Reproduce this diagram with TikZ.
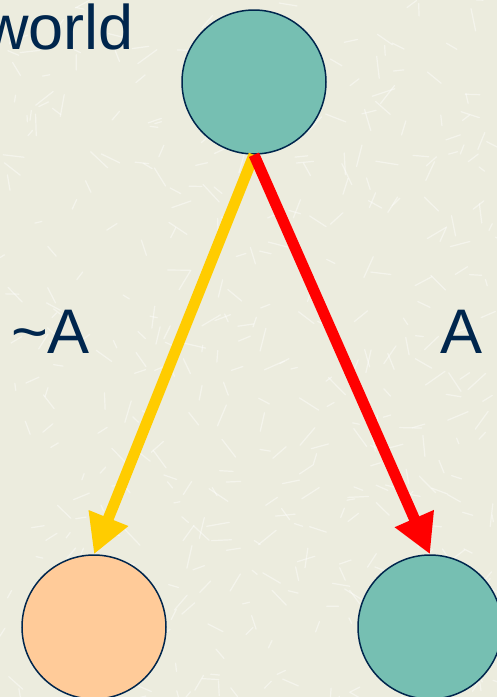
\documentclass[tikz,border=0pt]{standalone}
\usepackage{fontspec}
\setmainfont{Liberation Sans}
\usepackage{xcolor}
\usetikzlibrary{arrows.meta}

\definecolor{paper}{RGB}{236,236,222}
\definecolor{ink}{RGB}{0,38,77}
\definecolor{worldteal}{RGB}{118,191,178}
\definecolor{peach}{RGB}{255,203,153}
\definecolor{gold}{RGB}{255,204,0}

\tikzset{
  state/.style={circle,draw=ink,line width=1.5pt,minimum size=144pt,inner sep=0pt},
  branch/.style={line width=11pt,-{Triangle[length=39pt,width=40pt]}},
  lbl/.style={text=ink,font=\fontsize{63}{63}\selectfont,inner sep=0pt}
}

\begin{document}
\begin{tikzpicture}[x=1pt,y=-1pt]
  \useasboundingbox (0,0) rectangle (497,697);
  \clip (0,0) rectangle (497,697);
  \fill[paper] (0,0) rectangle (497,697);
  % paper texture
  \pgfmathsetseed{4711}
  \foreach \i in {1,...,450}{
    \pgfmathsetmacro\xa{rnd*497}
    \pgfmathsetmacro\ya{rnd*697}
    \pgfmathsetmacro\ang{rnd*180}
    \pgfmathsetmacro\len{6+rnd*18}
    \draw[white,opacity=0.45,line width=1.2pt,line cap=round] (\xa,\ya) -- ++(\ang:\len);
  }

  \node[state,fill=worldteal] (top) at (254,82) {};
  \node[state,fill=peach] (left) at (94,627) {};
  \node[state,fill=worldteal] (right) at (430,627) {};

  \node[lbl,anchor=base east] (world) at (134,49) {world};
  \node[lbl,anchor=base west] (nota) at (11,353) {\textasciitilde A};
  \node[lbl,anchor=base] (a) at (462,353) {A};

  \draw[branch,gold] (top.south) -- (left.north);
  \draw[branch,red] (top.south) -- (right.north);
\end{tikzpicture}
\end{document}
---*---
● **Your goal**
Restate the full listing verbatim and drop every picture.

● **Response below**
Reproduce this diagram with TikZ.
\documentclass[tikz,border=0pt]{standalone}
\usepackage{fontspec}
\setmainfont{Liberation Sans}
\usepackage{xcolor}
\usetikzlibrary{arrows.meta}

\definecolor{paper}{RGB}{236,236,222}
\definecolor{ink}{RGB}{0,38,77}
\definecolor{worldteal}{RGB}{118,191,178}
\definecolor{peach}{RGB}{255,203,153}
\definecolor{gold}{RGB}{255,204,0}

\tikzset{
  state/.style={circle,draw=ink,line width=1.5pt,minimum size=144pt,inner sep=0pt},
  branch/.style={line width=11pt,-{Triangle[length=39pt,width=40pt]}},
  lbl/.style={text=ink,font=\fontsize{63}{63}\selectfont,inner sep=0pt}
}

\begin{document}
\begin{tikzpicture}[x=1pt,y=-1pt]
  \useasboundingbox (0,0) rectangle (497,697);
  \clip (0,0) rectangle (497,697);
  \fill[paper] (0,0) rectangle (497,697);
  % paper texture
  \pgfmathsetseed{4711}
  \foreach \i in {1,...,450}{
    \pgfmathsetmacro\xa{rnd*497}
    \pgfmathsetmacro\ya{rnd*697}
    \pgfmathsetmacro\ang{rnd*180}
    \pgfmathsetmacro\len{6+rnd*18}
    \draw[white,opacity=0.45,line width=1.2pt,line cap=round] (\xa,\ya) -- ++(\ang:\len);
  }

  \node[state,fill=worldteal] (top) at (254,82) {};
  \node[state,fill=peach] (left) at (94,627) {};
  \node[state,fill=worldteal] (right) at (430,627) {};

  \node[lbl,anchor=base east] (world) at (134,49) {world};
  \node[lbl,anchor=base west] (nota) at (11,353) {\textasciitilde A};
  \node[lbl,anchor=base] (a) at (462,353) {A};

  \draw[branch,gold] (top.south) -- (left.north);
  \draw[branch,red] (top.south) -- (right.north);
\end{tikzpicture}
\end{document}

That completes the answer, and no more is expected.